When LHC construction is completed late this year, scientists will send two beams of high-energy protons hurtling around the circular track in opposite directions at speeds just shy of the speed of light. At four points on the circle, the beams cross through each other, smashing the protons together and sending their parts flying. The pattern of quarks, leptons, bosons, electrons and other elementary particles that results will allow physicists to one day answer such questions as:

  • How is mass generated?
  • Why does there appear to be more matter in the universe than antimatter?
  • What is the nature of dark matter and dark energy?
  • Can we "see" the extra dimensions in space, predicted in certain physics models?

Greg Landsberg, associate professor of physics at Brown University, says "the process is a little like a curious child smashing two alarm clocks together and collecting the parts to see how a clock works."

Of the CMS collaboration's approximately 1,500 physicists, about one-third are U.S. scientists. Brown physicists David Cutts, Meenakshi Narain, Landsberg and their students have a role in several key components of the international collaboration. As members of the critical path project, they participate in the assembly of the tracker detector, a series of densely-packed silicon wafers and circuit boards in a multilayered cylinder that will record the exact path of any charged particles generated by proton collisions.

Brown physicists also are developing algorithms for deciding which data to keep for closer examination.
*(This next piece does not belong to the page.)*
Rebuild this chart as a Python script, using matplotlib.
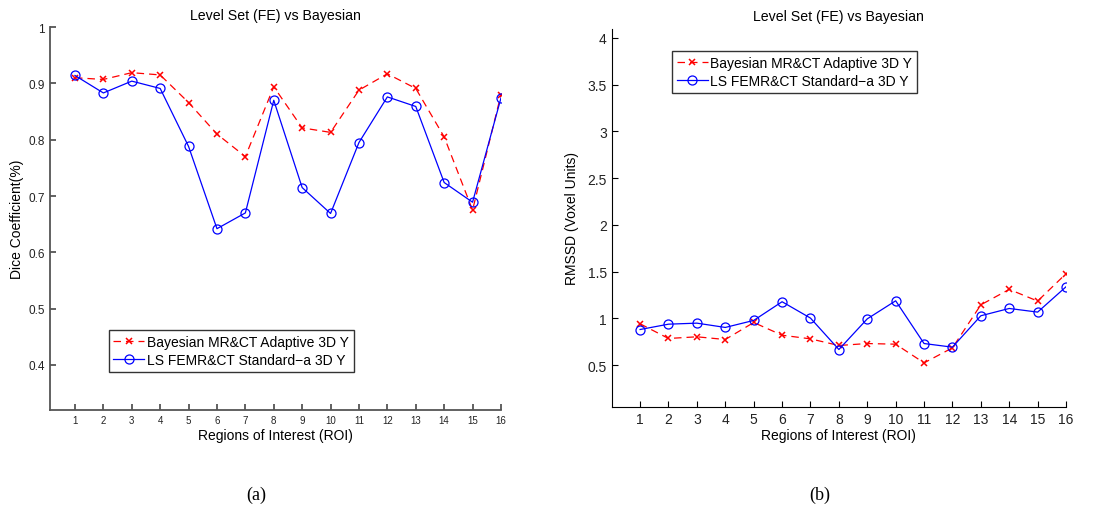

When it is running at full power in spring or summer 2008, the CMS detector will see 40 million collisions per second. Because it is only practical to record about one event in a million, deciding which events to retain is critical to the success of the experiment. Beyond knowing what kinds of events are most interesting, the data collection algorithms, known as the "triggering" system, also need to account for results that may be unexpected. Otherwise, researchers would only be observing what they expect to see, while the surprises that could generate new insights slip down the data drain.

Brown physicists are also involved in identifying which of the fragments produced in the violent LHC collisions can be attributed to the so-called bottom quarks, cousins of the heaviest elementary particle discovered – the top quark. Scientists believe that the presence of bottom quarks among the produced particles may indicate very interesting physics, so it's of crucial importance to retain these events for further analysis. Particles that contain bottom quarks have relatively long lifetimes, so the point at which they decay is a fraction of a millimeter away from where the collision takes place. With the precision tracker the Brown group helped to build, researchers can see such "delayed" decays and consequently infer the presence of bottom quarks in the event.
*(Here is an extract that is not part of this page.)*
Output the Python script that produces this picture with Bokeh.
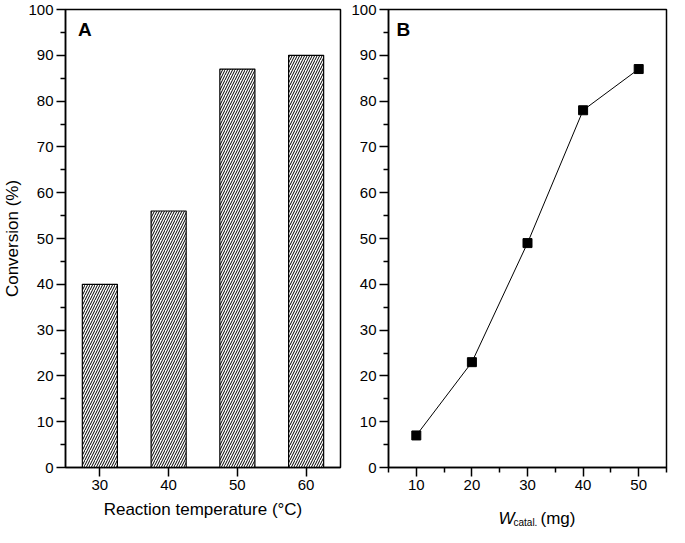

The Department of Energy's Fermi National Accelerator Laboratory (Fermilab) is the host laboratory for U.S. scientists working on the CMS detector, and many of Brown's graduate students working on the project spend more time there than they do on campus. When the collider is active, the tunnels are sealed and researchers control and observe operations from above-ground laboratories. With the speed of today's computer networks, a control room at Fermilab outside of Chicago functions almost identically to a control room on site at CERN outside of Geneva. This allows U.S.-based researchers to gather at a central location where they can conduct science, hold seminars, exchange ideas and have the same kind of high-energy atmosphere available at CERN – and still get back to teach classes on Monday.

Experimenters have already lowered the first seven of 15 pieces of the CMS detector, with the first piece arriving in the experimental cavern last November 30. The giant section placed February 28 marks the halfway point in the lowering process, with the last piece scheduled to make its descent in summer 2007. Particle detectors are typically assembled underground, where the accelerator tunnel is located. CMS has broken with tradition by starting assembly before completion of the underground cavern, taking advantage of a spacious surface assembly hall to preassemble and pretest the detector's myriad components and systems.

There's a great deal to do before the collider becomes operational, but researchers eagerly await the first data. It might take several months after powering up to complete the first experiments and get results, said Landsberg, or "we could see completely surprising things right away that would just be mind-boggling."